A one hour adventure spy drama television series starring Bill Cosby as Alexander Scott and Robert Culp as Kelly Robinson: two American government agents posing as a tennis player and his trainer in a world still shivering from the Cold War. Having produced eighty-two episodes, I Spy lasted for three seasons, from September 1965 to April 1968, and is most historically significant in being the first tv drama where an African-American had landed a lead role. Comparable to other tv shows like the Avengers, the Man from UNCLE and Wild Wild West, I Spy combined wry humor with action sequences and tense situations of espionage and international political intrigue.

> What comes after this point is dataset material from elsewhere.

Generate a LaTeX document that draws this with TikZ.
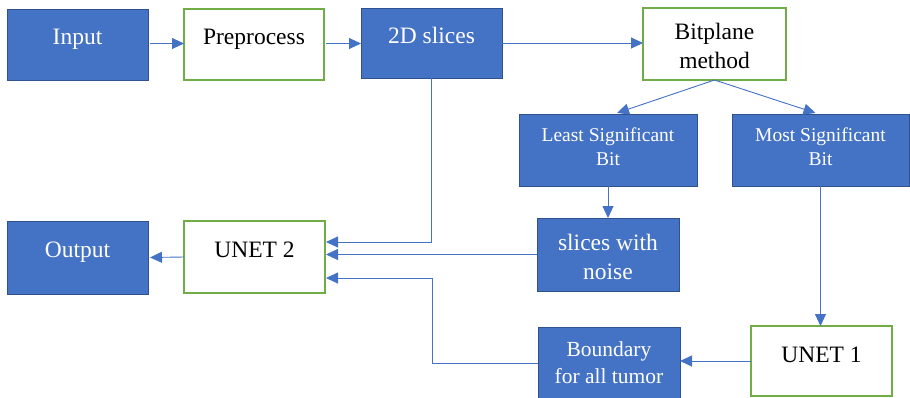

Every week Scotty and Kelly were hip deep in something new: drug cartels, treacherous double agents on the lamb, corruption in the military, soviet counterintelligence, hypnosis and brainwashing techniques, chemical warfare and biological hazards, the occasional spoiled brat kid from Arabia or Minsk needing babysitters, and the occasional femme fatale on the scene who's too smart to know better but too dumb to resist.

The series also featured a host of special guest stars over the years including Don Rickles, Martin Landau, Walter Koenig, Victor Buono, Eartha Kitt, Caroll O'Connor, Sally Kellerman, Ron Howard, Boris Karloff, Ricardo Montalban, Dorothy Lamour, Richard Kiel, and Gene Hackman. Recurring characters included Ken Tobey as Russ Conway, Sheldon Leonard as Sorgi, France Nuyen as Sam-than McLean, Alan Oppenheimer as Colonel Benkovsky, Harold J. Stone as Zarkas, and Antoinette Bower as Shelby Clavell.

One made for tv movie, I Spy Returns, was made and broadcast in 1994, which brought Culp and Cosby back togeteher to reprise their roles one final time.